▶ Given information:
|---|

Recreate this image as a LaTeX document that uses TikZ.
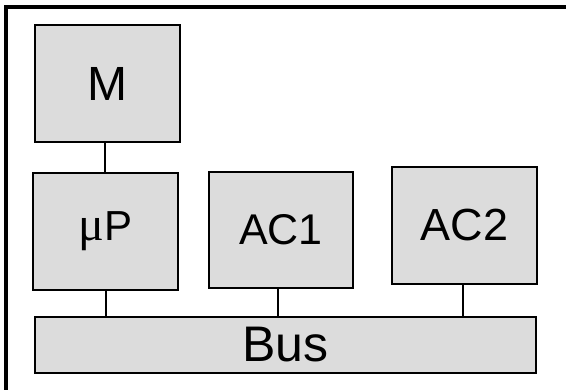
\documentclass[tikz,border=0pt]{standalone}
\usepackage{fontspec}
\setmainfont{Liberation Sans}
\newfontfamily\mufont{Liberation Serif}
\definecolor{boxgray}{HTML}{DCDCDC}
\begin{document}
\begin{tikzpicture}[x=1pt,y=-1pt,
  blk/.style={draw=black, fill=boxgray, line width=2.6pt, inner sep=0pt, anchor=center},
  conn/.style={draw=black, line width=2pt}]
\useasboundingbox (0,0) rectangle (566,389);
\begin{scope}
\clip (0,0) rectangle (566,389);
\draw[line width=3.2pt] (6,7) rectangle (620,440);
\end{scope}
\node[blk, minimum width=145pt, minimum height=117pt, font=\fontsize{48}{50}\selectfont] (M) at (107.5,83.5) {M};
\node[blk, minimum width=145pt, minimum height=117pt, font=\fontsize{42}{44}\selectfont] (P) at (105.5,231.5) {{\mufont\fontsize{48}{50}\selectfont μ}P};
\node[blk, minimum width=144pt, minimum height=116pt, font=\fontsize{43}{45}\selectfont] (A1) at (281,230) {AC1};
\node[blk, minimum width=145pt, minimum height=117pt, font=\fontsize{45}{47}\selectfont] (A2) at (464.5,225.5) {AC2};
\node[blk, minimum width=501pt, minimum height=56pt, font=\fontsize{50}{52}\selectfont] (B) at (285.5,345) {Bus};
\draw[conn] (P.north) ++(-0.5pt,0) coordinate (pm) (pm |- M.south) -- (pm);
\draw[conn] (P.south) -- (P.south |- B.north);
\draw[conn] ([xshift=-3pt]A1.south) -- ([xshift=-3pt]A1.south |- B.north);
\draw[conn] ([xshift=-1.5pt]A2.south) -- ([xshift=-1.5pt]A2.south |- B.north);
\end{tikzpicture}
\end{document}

|---|

▶ Task description: Quote the data above in full and without alteration; skip the pictures.

▶ Answer in full:
Recreate this image as a LaTeX document that uses TikZ.
\documentclass[tikz,border=0pt]{standalone}
\usepackage{fontspec}
\setmainfont{Liberation Sans}
\newfontfamily\mufont{Liberation Serif}
\definecolor{boxgray}{HTML}{DCDCDC}
\begin{document}
\begin{tikzpicture}[x=1pt,y=-1pt,
  blk/.style={draw=black, fill=boxgray, line width=2.6pt, inner sep=0pt, anchor=center},
  conn/.style={draw=black, line width=2pt}]
\useasboundingbox (0,0) rectangle (566,389);
\begin{scope}
\clip (0,0) rectangle (566,389);
\draw[line width=3.2pt] (6,7) rectangle (620,440);
\end{scope}
\node[blk, minimum width=145pt, minimum height=117pt, font=\fontsize{48}{50}\selectfont] (M) at (107.5,83.5) {M};
\node[blk, minimum width=145pt, minimum height=117pt, font=\fontsize{42}{44}\selectfont] (P) at (105.5,231.5) {{\mufont\fontsize{48}{50}\selectfont μ}P};
\node[blk, minimum width=144pt, minimum height=116pt, font=\fontsize{43}{45}\selectfont] (A1) at (281,230) {AC1};
\node[blk, minimum width=145pt, minimum height=117pt, font=\fontsize{45}{47}\selectfont] (A2) at (464.5,225.5) {AC2};
\node[blk, minimum width=501pt, minimum height=56pt, font=\fontsize{50}{52}\selectfont] (B) at (285.5,345) {Bus};
\draw[conn] (P.north) ++(-0.5pt,0) coordinate (pm) (pm |- M.south) -- (pm);
\draw[conn] (P.south) -- (P.south |- B.north);
\draw[conn] ([xshift=-3pt]A1.south) -- ([xshift=-3pt]A1.south |- B.north);
\draw[conn] ([xshift=-1.5pt]A2.south) -- ([xshift=-1.5pt]A2.south |- B.north);
\end{tikzpicture}
\end{document}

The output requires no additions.